◆ **JOB**: Restate the material word for word and leave out anything that is a picture.

◆ **PROVIDED DATA**:
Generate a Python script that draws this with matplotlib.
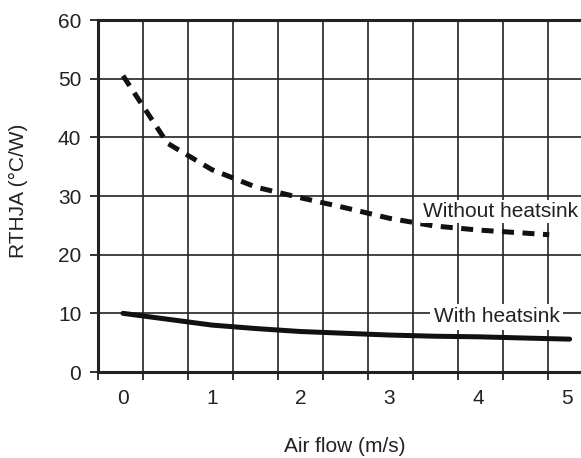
import numpy as np
import matplotlib
matplotlib.use("Agg")
import matplotlib.pyplot as plt

plt.rcParams['font.family'] = ['Liberation Sans', 'DejaVu Sans']

# air flow (m/s)
flow_no_hs = [0, 0.5, 1.0, 1.5, 2.0, 2.5, 3.0, 3.5, 4.0, 4.5, 4.8]
rth_no_hs = [50.5, 39.0, 34.5, 31.5, 29.7, 28.0, 26.2, 24.9, 24.2, 23.7, 23.4]

flow_hs = [0, 0.5, 1.0, 1.5, 2.0, 2.5, 3.0, 3.5, 4.0, 4.5, 5.03]
rth_hs = [10.0, 9.0, 8.0, 7.4, 6.9, 6.6, 6.3, 6.1, 6.0, 5.8, 5.6]

x_labels = ['0', '1', '2', '3', '4', '5']
y_ticks = [0, 10, 20, 30, 40, 50, 60]

fs = 15
fig = plt.figure(figsize=(5.81, 4.58), dpi=100)
ax = fig.add_axes([98/581, 1-372/458, (581-98)/581, (372-20)/458])

ax.plot(flow_hs, rth_hs, color='#111111', lw=3.6, solid_capstyle='round', zorder=3)
ax.plot(flow_no_hs, rth_no_hs, color='#111111', lw=3.6, dashes=(2.4, 1.7), zorder=3)

xmin, xmax = -0.2815, 5.158
ax.set_xlim(xmin, xmax)
ax.set_ylim(0, 60)

# gridlines / tick marks every 45 px, labels sit between them
step = 45/88.8
grid_x = np.arange(xmin, xmax, step)
ax.set_xticks(grid_x)
ax.set_xticklabels([])
ax.set_xticks(range(len(x_labels)), minor=True)
ax.set_xticklabels(x_labels, minor=True)
ax.tick_params(axis='x', which='major', direction='out', length=6, width=1.3, color='#222222')
ax.tick_params(axis='x', which='minor', length=0, pad=12, labelsize=fs, labelcolor='#222222')

ax.set_yticks(y_ticks)
ax.tick_params(axis='y', direction='out', length=6, width=1.3, pad=6, labelsize=fs,
               color='#222222', labelcolor='#222222')

ax.grid(True, which='major', color='#222222', lw=1.2)
ax.set_axisbelow(True)

for side in ['left', 'bottom', 'top']:
    ax.spines[side].set_linewidth(2.2)
    ax.spines[side].set_color('#222222')
ax.spines['right'].set_visible(False)

ax.text(4.25, 27.3, 'Without heatsink', fontsize=fs, color='#222222', ha='center', va='center',
        bbox=dict(facecolor='white', edgecolor='none', pad=1.5), zorder=4)
ax.text(4.21, 9.4, 'With heatsink', fontsize=fs, color='#222222', ha='center', va='center',
        bbox=dict(facecolor='white', edgecolor='none', pad=2.5), zorder=2)

fig.text(345/581, 1-447/458, 'Air flow (m/s)', fontsize=fs, color='#222222', ha='center', va='center')
fig.text(18/581, 1-191/458, 'RTHJA (°C/W)', fontsize=fs, color='#222222', ha='center', va='center',
         rotation=90)

fig.savefig('out.png', dpi=100)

◆ **WRITTEN RESPONSE**:
Generate a Python script that draws this with matplotlib.
import numpy as np
import matplotlib
matplotlib.use("Agg")
import matplotlib.pyplot as plt

plt.rcParams['font.family'] = ['Liberation Sans', 'DejaVu Sans']

# air flow (m/s)
flow_no_hs = [0, 0.5, 1.0, 1.5, 2.0, 2.5, 3.0, 3.5, 4.0, 4.5, 4.8]
rth_no_hs = [50.5, 39.0, 34.5, 31.5, 29.7, 28.0, 26.2, 24.9, 24.2, 23.7, 23.4]

flow_hs = [0, 0.5, 1.0, 1.5, 2.0, 2.5, 3.0, 3.5, 4.0, 4.5, 5.03]
rth_hs = [10.0, 9.0, 8.0, 7.4, 6.9, 6.6, 6.3, 6.1, 6.0, 5.8, 5.6]

x_labels = ['0', '1', '2', '3', '4', '5']
y_ticks = [0, 10, 20, 30, 40, 50, 60]

fs = 15
fig = plt.figure(figsize=(5.81, 4.58), dpi=100)
ax = fig.add_axes([98/581, 1-372/458, (581-98)/581, (372-20)/458])

ax.plot(flow_hs, rth_hs, color='#111111', lw=3.6, solid_capstyle='round', zorder=3)
ax.plot(flow_no_hs, rth_no_hs, color='#111111', lw=3.6, dashes=(2.4, 1.7), zorder=3)

xmin, xmax = -0.2815, 5.158
ax.set_xlim(xmin, xmax)
ax.set_ylim(0, 60)

# gridlines / tick marks every 45 px, labels sit between them
step = 45/88.8
grid_x = np.arange(xmin, xmax, step)
ax.set_xticks(grid_x)
ax.set_xticklabels([])
ax.set_xticks(range(len(x_labels)), minor=True)
ax.set_xticklabels(x_labels, minor=True)
ax.tick_params(axis='x', which='major', direction='out', length=6, width=1.3, color='#222222')
ax.tick_params(axis='x', which='minor', length=0, pad=12, labelsize=fs, labelcolor='#222222')

ax.set_yticks(y_ticks)
ax.tick_params(axis='y', direction='out', length=6, width=1.3, pad=6, labelsize=fs,
               color='#222222', labelcolor='#222222')

ax.grid(True, which='major', color='#222222', lw=1.2)
ax.set_axisbelow(True)

for side in ['left', 'bottom', 'top']:
    ax.spines[side].set_linewidth(2.2)
    ax.spines[side].set_color('#222222')
ax.spines['right'].set_visible(False)

ax.text(4.25, 27.3, 'Without heatsink', fontsize=fs, color='#222222', ha='center', va='center',
        bbox=dict(facecolor='white', edgecolor='none', pad=1.5), zorder=4)
ax.text(4.21, 9.4, 'With heatsink', fontsize=fs, color='#222222', ha='center', va='center',
        bbox=dict(facecolor='white', edgecolor='none', pad=2.5), zorder=2)

fig.text(345/581, 1-447/458, 'Air flow (m/s)', fontsize=fs, color='#222222', ha='center', va='center')
fig.text(18/581, 1-191/458, 'RTHJA (°C/W)', fontsize=fs, color='#222222', ha='center', va='center',
         rotation=90)

fig.savefig('out.png', dpi=100)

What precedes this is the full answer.